▶ [GIVEN DATA]

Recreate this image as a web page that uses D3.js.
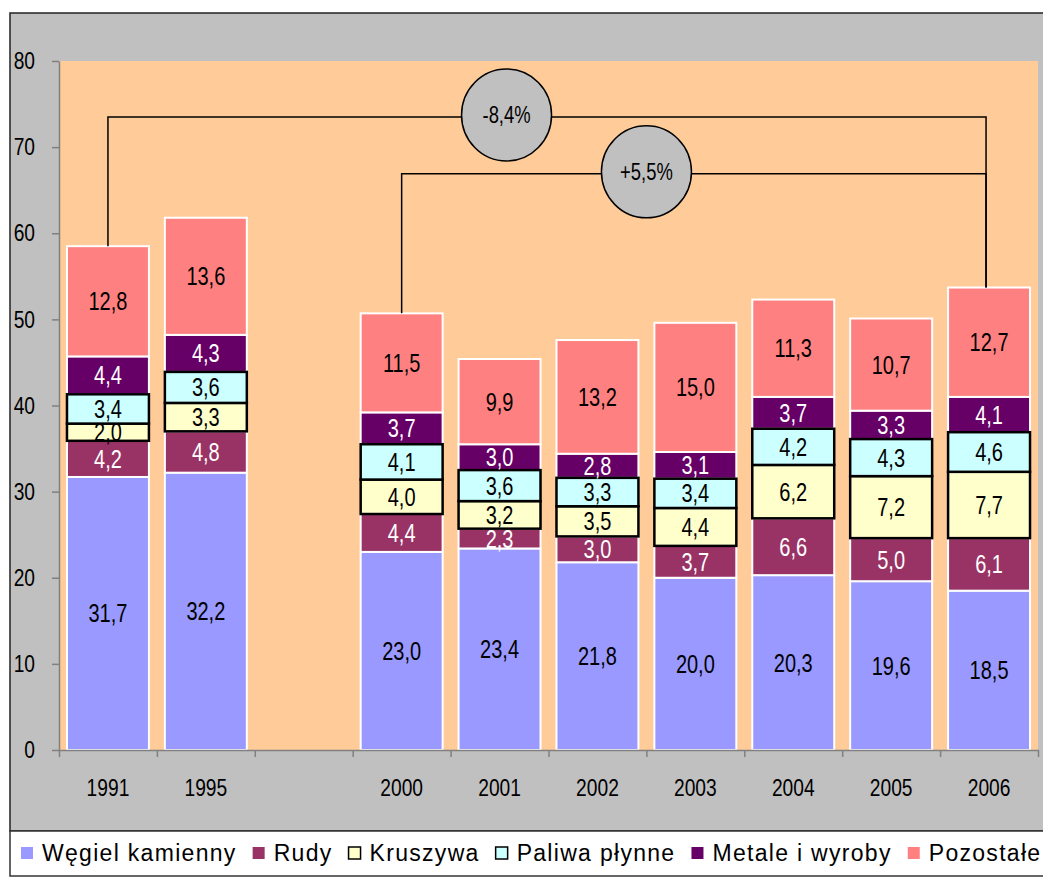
<!DOCTYPE html>
<html>
<head>
<meta charset="utf-8">
<script src="https://cdn.jsdelivr.net/npm/d3@7"></script>
<style>
  body { margin: 0; background: #fff; }
  svg { display: block; }
</style>
</head>
<body>
<div id="chart"></div>
<script>
// data
const years = ["1991", "1995", "2000", "2001", "2002", "2003", "2004", "2005", "2006"];
const slots = ["1991", "1995", "", "2000", "2001", "2002", "2003", "2004", "2005", "2006"];
const seriesNames = ["Węgiel kamienny", "Rudy", "Kruszywa", "Paliwa płynne", "Metale i wyroby", "Pozostałe"];
const wegiel = [31.7, 32.2, 23.0, 23.4, 21.8, 20.0, 20.3, 19.6, 18.5];
const rudy = [4.2, 4.8, 4.4, 2.3, 3.0, 3.7, 6.6, 5.0, 6.1];
const kruszywa = [2.0, 3.3, 4.0, 3.2, 3.5, 4.4, 6.2, 7.2, 7.7];
const paliwa = [3.4, 3.6, 4.1, 3.6, 3.3, 3.4, 4.2, 4.3, 4.6];
const metale = [4.4, 4.3, 3.7, 3.0, 2.8, 3.1, 3.7, 3.3, 4.1];
const pozostale = [12.8, 13.6, 11.5, 9.9, 13.2, 15.0, 11.3, 10.7, 12.7];
const yTicks = [0, 10, 20, 30, 40, 50, 60, 70, 80];
const changes = [
  { label: "-8,4%", from: "1991", to: "2006", level: 73.5 },
  { label: "+5,5%", from: "2000", to: "2006", level: 66.9 }
];

const colors = ["#9999FF", "#993366", "#FFFFCC", "#CCFFFF", "#660066", "#FF8080"];
const labelColors = ["#000", "#fff", "#000", "#000", "#fff", "#000"];
const edgeColors = ["#fff", "#fff", "#000", "#000", "#fff", "#fff"];

const values = [wegiel, rudy, kruszywa, paliwa, metale, pozostale];
const rows = years.map((yr, i) => {
  const r = { year: yr };
  seriesNames.forEach((s, k) => r[s] = values[k][i]);
  return r;
});

const width = 1043, height = 877;
const margin = { top: 61, right: 5, bottom: 127, left: 59 };
const font = "'Liberation Sans', Arial, sans-serif";
const fmt = v => d3.format(".1f")(v).replace(".", ",");

// no narrow face installed: squeeze Liberation Sans glyphs horizontally
function narrow(sel) {
  sel.each(function() {
    const w = this.getComputedTextLength();
    if (w > 0) d3.select(this).attr("textLength", w * 0.8).attr("lengthAdjust", "spacingAndGlyphs");
  });
}

const svg = d3.select("#chart").append("svg")
  .attr("width", width)
  .attr("height", height);

// chart area + legend frame
svg.append("rect").attr("x", 10).attr("y", 13).attr("width", 1040).attr("height", 818)
  .attr("fill", "#C0C0C0").attr("stroke", "#222").attr("stroke-width", 1.5);
svg.append("rect").attr("x", 10).attr("y", 831).attr("width", 1040).attr("height", 45)
  .attr("fill", "#fff").attr("stroke", "#333").attr("stroke-width", 1.5);

const x = d3.scaleBand()
  .domain(slots)
  .range([margin.left, width - margin.right])
  .paddingInner(0.163)
  .paddingOuter(0.0815);

const y = d3.scaleLinear()
  .domain([0, 80])
  .range([height - margin.bottom, margin.top]);

// plot area
svg.append("rect")
  .attr("x", margin.left).attr("y", margin.top)
  .attr("width", x.step() * slots.length).attr("height", y(0) - y(80))
  .attr("fill", "#FFCC99");

const stack = d3.stack().keys(seriesNames)(rows);

const order = [0, 1, 4, 5, 2, 3]; // white-edged first, black-edged on top
order.forEach(k => {
  svg.append("g")
    .selectAll("rect")
    .data(stack[k])
    .join("rect")
    .attr("x", d => x(d.data.year))
    .attr("y", d => y(d[1]))
    .attr("width", x.bandwidth())
    .attr("height", d => y(d[0]) - y(d[1]))
    .attr("fill", colors[k])
    .attr("stroke", edgeColors[k])
    .attr("stroke-width", edgeColors[k] == "#000" ? 2.5 : 2);
});

// segment labels
stack.forEach((layer, k) => {
  svg.append("g")
    .selectAll("text")
    .data(layer)
    .join("text")
    .attr("x", d => x(d.data.year) + x.bandwidth() / 2)
    .attr("y", d => (y(d[0]) + y(d[1])) / 2)
    .attr("dy", "0.36em")
    .attr("text-anchor", "middle")
    .attr("font-family", font)
    .attr("font-size", 25)
    .attr("fill", labelColors[k])
    .text(d => fmt(d[1] - d[0]))
    .call(narrow);
});

// y axis
svg.append("g")
  .attr("transform", `translate(${margin.left},0)`)
  .call(d3.axisLeft(y).tickValues(yTicks).tickSize(7).tickPadding(17).tickSizeOuter(0))
  .call(g => g.select(".domain").attr("stroke", "#808080").attr("stroke-width", 1.5))
  .call(g => g.selectAll(".tick line").attr("stroke", "#808080").attr("stroke-width", 1.5))
  .call(g => g.selectAll("text").attr("font-family", font).attr("font-size", 24).attr("fill", "#000").call(narrow));

// x axis: boundary ticks + centred labels
const xb = d3.scaleLinear().domain([0, slots.length]).range([margin.left, margin.left + x.step() * slots.length]);
svg.append("g")
  .attr("transform", `translate(0,${y(0)})`)
  .call(d3.axisBottom(xb).tickValues(d3.range(slots.length + 1)).tickFormat("").tickSize(7).tickSizeOuter(0))
  .call(g => g.select(".domain").attr("stroke", "#808080").attr("stroke-width", 1.5))
  .call(g => g.selectAll(".tick line").attr("stroke", "#808080").attr("stroke-width", 1.5));

svg.append("g")
  .attr("transform", `translate(0,${y(0)})`)
  .call(d3.axisBottom(x).tickSize(0).tickPadding(29))
  .call(g => g.select(".domain").remove())
  .call(g => g.selectAll("text").attr("font-family", font).attr("font-size", 24).attr("fill", "#000").call(narrow));

// change brackets
const total = yr => d3.sum(values, v => v[years.indexOf(yr)]);
const cx = yr => x(yr) + x.bandwidth() / 2;
const bubbleX = [cx("2001") + 7, cx("2002") + 49];
changes.forEach((c, i) => {
  const x1 = cx(c.from), x2 = cx(c.to) - 3, ly = y(c.level);
  svg.append("path")
    .attr("d", `M${x1},${y(total(c.from))}V${ly}H${x2}V${y(total(c.to))}`)
    .attr("fill", "none").attr("stroke", "#000").attr("stroke-width", 1.5);
  svg.append("ellipse")
    .attr("cx", bubbleX[i]).attr("cy", ly - 2)
    .attr("rx", 45).attr("ry", 46)
    .attr("fill", "#C0C0C0").attr("stroke", "#000").attr("stroke-width", 1.5);
  svg.append("text")
    .attr("x", bubbleX[i]).attr("y", ly - 2).attr("dy", "0.36em")
    .attr("text-anchor", "middle")
    .attr("font-family", font).attr("font-size", 23)
    .text(c.label)
    .call(narrow);
});

// legend
const legend = svg.append("g").attr("transform", "translate(21,853)");
let lx = 0;
seriesNames.forEach((s, k) => {
  legend.append("rect")
    .attr("x", lx).attr("y", -6).attr("width", 12).attr("height", 12)
    .attr("fill", colors[k])
    .attr("stroke", edgeColors[k] == "#000" ? "#000" : "none").attr("stroke-width", 1.5);
  const t = legend.append("text")
    .attr("x", lx + 21).attr("dy", "0.36em")
    .attr("font-family", font)
    .attr("font-size", 23)
    .attr("letter-spacing", 1.3)
    .text(s);
  lx += 21 + t.node().getComputedTextLength() + 16;
});
</script>
</body>
</html>
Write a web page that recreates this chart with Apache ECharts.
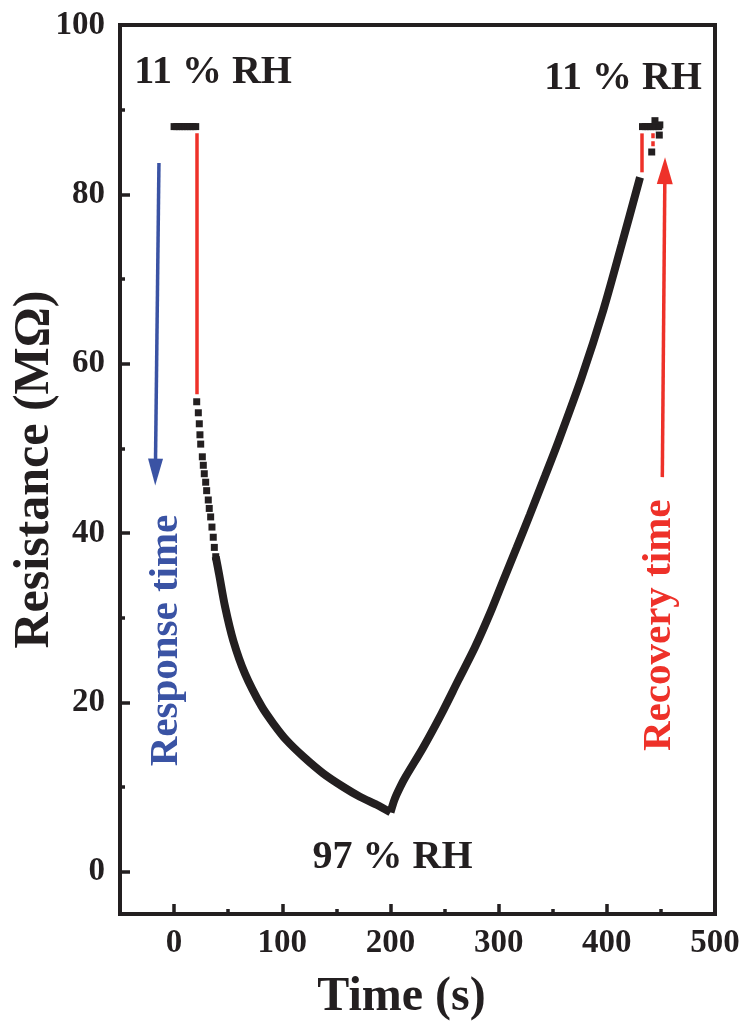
<!DOCTYPE html>
<html>
<head>
<meta charset="utf-8">
<script src="https://cdn.jsdelivr.net/npm/echarts@6/dist/echarts.min.js"></script>
<style>
  html, body { margin: 0; padding: 0; background: #ffffff; }
  #chart { width: 743px; height: 1025px; }
</style>
</head>
<body>
<div id="chart"></div>
<script>
// ---------- data ----------
const xTickLabels = [0, 100, 200, 300, 400, 500];
const xMinorTicks = [50, 150, 250, 350, 450];
const yTickLabels = [0, 20, 40, 60, 80, 100];
const yMinorTicks = [10, 30, 50, 70, 90];

// 11 % RH baseline before switching
const startTime = [0, 2.5, 5, 7.5, 10, 12.5, 15, 17.5, 20];
const startRes  = [88, 88, 88, 88, 88, 88, 88, 88, 88];

// first sparse points after switching to 97 % RH
const responseSparseTime = [20.9, 22.4, 23.3, 23.9, 24.6, 26.1, 27.0, 27.9, 29.2, 30.1, 31.6, 32.5, 33.8, 35.0, 36.2, 37.2, 38.5];
const responseSparseRes  = [55.5, 54.2, 52.9, 51.6, 50.5, 49.0, 48.0, 47.0, 46.0, 45.0, 43.9, 42.9, 41.9, 40.7, 39.5, 38.3, 37.2];

// dense response decay
const responseTime = [38.5, 41.5, 47.1, 54.7, 65.5, 81.0, 91.7, 104.1, 119.4, 137.9, 156.5, 171.8, 187.3, 200];
const responseRes  = [37.2, 35.2, 31.3, 27.3, 23.4, 19.5, 17.5, 15.5, 13.6, 11.6, 10.0, 8.85, 7.9, 7.0];

// dense recovery rise
const recoveryTime = [200, 204, 209, 214, 230.4, 247.4, 262.7, 278.1, 292.0, 304.3, 316.7, 329.0, 342.8, 355.2, 376.8, 396.7, 413.8, 430.7];
const recoveryRes  = [7.0, 8.6, 10.0, 11.2, 14.7, 18.7, 22.6, 26.5, 30.5, 34.4, 38.3, 42.2, 46.7, 50.8, 58.4, 66.3, 74.1, 82.0];

// back at 11 % RH
const endTime = [433, 435.5, 438, 440.5, 443, 445.5, 448, 449, 444.5, 448.5, 441.5];
const endRes  = [88, 88, 88, 88, 88, 88, 88, 88.2, 88.7, 87.0, 85.0];

// red jump markers
const redLineTime   = [21, 432.5];
const redLineTop    = [87.2, 87.2];
const redLineBottom = [56.4, 82.6];
const redDashTime = [442.3];
const redDashTop = [87.2];
const redDashBottom = [85.6];

// arrows (tail -> centre of arrow head)
const responseArrowTime = [-14.0, -17.3];
const responseArrowRes  = [83.7, 47.2];
const recoveryArrowTime = [451.3, 453.7];
const recoveryArrowRes  = [46.6, 82.8];

// text annotations
const rhText = ['11 % RH', '11 % RH', '97 % RH'];
const rhTime = [36, 415, 202];
const rhRes  = [94.4, 93.7, 1.6];
const sideText  = ['Response time', 'Recovery time'];
const sideTime  = [-7.5, 449];
const sideRes   = [27.3, 29.1];
const sideColor = ['#3a53a4', '#ee3129'];

// ---------- chart ----------
const BLACK = '#231f20';
const RED = '#ee3129';
const BLUE = '#3a53a4';
const FONT = "'Liberation Serif', 'Times New Roman', serif";

const zip = (a, b) => a.map((v, i) => [v, b[i]]);

const markLines = [];
redLineTime.forEach((t, i) => {
  markLines.push([
    { coord: [t, redLineTop[i]], symbol: 'none', lineStyle: { color: RED, width: 3.5, type: 'solid' } },
    { coord: [t, redLineBottom[i]], symbol: 'none' }
  ]);
});
redDashTime.forEach((t, i) => {
  markLines.push([
    { coord: [t, redDashTop[i]], symbol: 'none', lineStyle: { color: RED, width: 3.5, type: [5, 3] } },
    { coord: [t, redDashBottom[i]], symbol: 'none' }
  ]);
});
markLines.push([
  { coord: [responseArrowTime[0], responseArrowRes[0]], symbol: 'none', lineStyle: { color: BLUE, width: 3.5, type: 'solid' } },
  { coord: [responseArrowTime[1], responseArrowRes[1]], symbol: 'triangle', symbolSize: [15, 27] }
]);
markLines.push([
  { coord: [recoveryArrowTime[0], recoveryArrowRes[0]], symbol: 'none', lineStyle: { color: RED, width: 3.5, type: 'solid' } },
  { coord: [recoveryArrowTime[1], recoveryArrowRes[1]], symbol: 'triangle', symbolSize: [16, 27] }
]);

const rhData = rhText.map((s, i) => ({ name: s, value: [rhTime[i], rhRes[i]] }));
const sideData = sideText.map((s, i) => ({
  name: s, value: [sideTime[i], sideRes[i]],
  label: { color: sideColor[i] }
}));

const axisCommon = {
  type: 'value',
  splitLine: { show: false },
};

const option = {
  backgroundColor: '#ffffff',
  animation: false,
  grid: {
    left: 120, right: 28, top: 25, bottom: 111,
    containLabel: false, outerBoundsMode: 'none',
    show: true, borderColor: BLACK, borderWidth: 4, backgroundColor: 'transparent'
  },
  xAxis: [
    Object.assign({}, axisCommon, {
      min: -50, max: 500, position: 'bottom',
      axisLine: { show: true, onZero: false, lineStyle: { color: BLACK, width: 4 } },
      axisTick: { show: true, inside: true, length: 10, customValues: xTickLabels, lineStyle: { color: BLACK, width: 3.5 } },
      axisLabel: { show: true, customValues: xTickLabels, margin: 13, color: BLACK, fontFamily: FONT, fontWeight: 'bold', fontSize: 33 },
      name: 'Time (s)', nameLocation: 'middle', nameGap: 60, nameMoveOverlap: false,
      nameTextStyle: { color: BLACK, fontFamily: FONT, fontWeight: 'bold', fontSize: 48, padding: [0, 32, 0, 0] }
    }),
    Object.assign({}, axisCommon, {
      min: -50, max: 500, position: 'bottom',
      axisLine: { show: false, onZero: false },
      axisTick: { show: true, inside: true, length: 5, customValues: xMinorTicks, lineStyle: { color: BLACK, width: 3.5 } },
      axisLabel: { show: false }
    })
  ],
  yAxis: [
    Object.assign({}, axisCommon, {
      min: -5, max: 100, position: 'left',
      axisLine: { show: true, onZero: false, lineStyle: { color: BLACK, width: 4 } },
      axisTick: { show: true, inside: true, length: 10, customValues: yTickLabels, lineStyle: { color: BLACK, width: 3.5 } },
      axisLabel: { show: true, customValues: yTickLabels, margin: 15, color: BLACK, fontFamily: FONT, fontWeight: 'bold', fontSize: 33 },
      name: 'Resistance (M\u03A9)', nameLocation: 'middle', nameGap: 60, nameRotate: 90, nameMoveOverlap: false,
      nameTextStyle: { color: BLACK, fontFamily: FONT, fontWeight: 'bold', fontSize: 50 }
    }),
    Object.assign({}, axisCommon, {
      min: -5, max: 100, position: 'left',
      axisLine: { show: false, onZero: false },
      axisTick: { show: true, inside: true, length: 5, customValues: yMinorTicks, lineStyle: { color: BLACK, width: 3.5 } },
      axisLabel: { show: false }
    })
  ],
  series: [
    {
      type: 'line', name: 'response', data: zip(responseTime, responseRes),
      smooth: 0.3, showSymbol: false, symbol: 'none',
      lineStyle: { color: BLACK, width: 8 }, z: 3
    },
    {
      type: 'line', name: 'recovery', data: zip(recoveryTime, recoveryRes),
      smooth: 0.3, showSymbol: false, symbol: 'none',
      lineStyle: { color: BLACK, width: 8 }, z: 3
    },
    {
      type: 'scatter', name: 'points',
      data: zip(startTime, startRes).concat(zip(responseSparseTime, responseSparseRes), zip(endTime, endRes)),
      symbol: 'rect', symbolSize: 7, itemStyle: { color: BLACK, opacity: 1 }, z: 4
    },
    {
      type: 'line', name: 'markers', data: [], symbol: 'none',
      markLine: { silent: true, animation: false, symbol: ['none', 'none'], label: { show: false }, emphasis: { disabled: true }, data: markLines },
      z: 2
    },
    {
      type: 'scatter', name: 'rh', data: rhData, symbolSize: 1, itemStyle: { color: '#ffffff', opacity: 0 },
      label: { show: true, position: 'inside', formatter: '{b}', color: BLACK, opacity: 1, fontFamily: FONT, fontWeight: 'bold', fontSize: 40 },
      z: 5
    },
    {
      type: 'scatter', name: 'side', data: sideData, symbolSize: 1, itemStyle: { color: '#ffffff', opacity: 0 },
      label: { show: true, position: 'inside', rotate: 90, formatter: '{b}', opacity: 1, fontFamily: FONT, fontWeight: 'bold', fontSize: 41 },
      z: 5
    }
  ]
};

const chart = echarts.init(document.getElementById('chart'), null, { renderer: 'canvas' });
chart.setOption(option);
</script>
</body>
</html>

▶ [PROMPT]
Repeat the lines between those holding "Write a web" and "const yMinorTicks = [10, 30, 50, 70, 90];", inclusive. Pictures stay out.

▶ [EXERCISE ANSWER]
Write a web page that recreates this chart with Apache ECharts.
<!DOCTYPE html>
<html>
<head>
<meta charset="utf-8">
<script src="https://cdn.jsdelivr.net/npm/echarts@6/dist/echarts.min.js"></script>
<style>
  html, body { margin: 0; padding: 0; background: #ffffff; }
  #chart { width: 743px; height: 1025px; }
</style>
</head>
<body>
<div id="chart"></div>
<script>
// ---------- data ----------
const xTickLabels = [0, 100, 200, 300, 400, 500];
const xMinorTicks = [50, 150, 250, 350, 450];
const yTickLabels = [0, 20, 40, 60, 80, 100];
const yMinorTicks = [10, 30, 50, 70, 90];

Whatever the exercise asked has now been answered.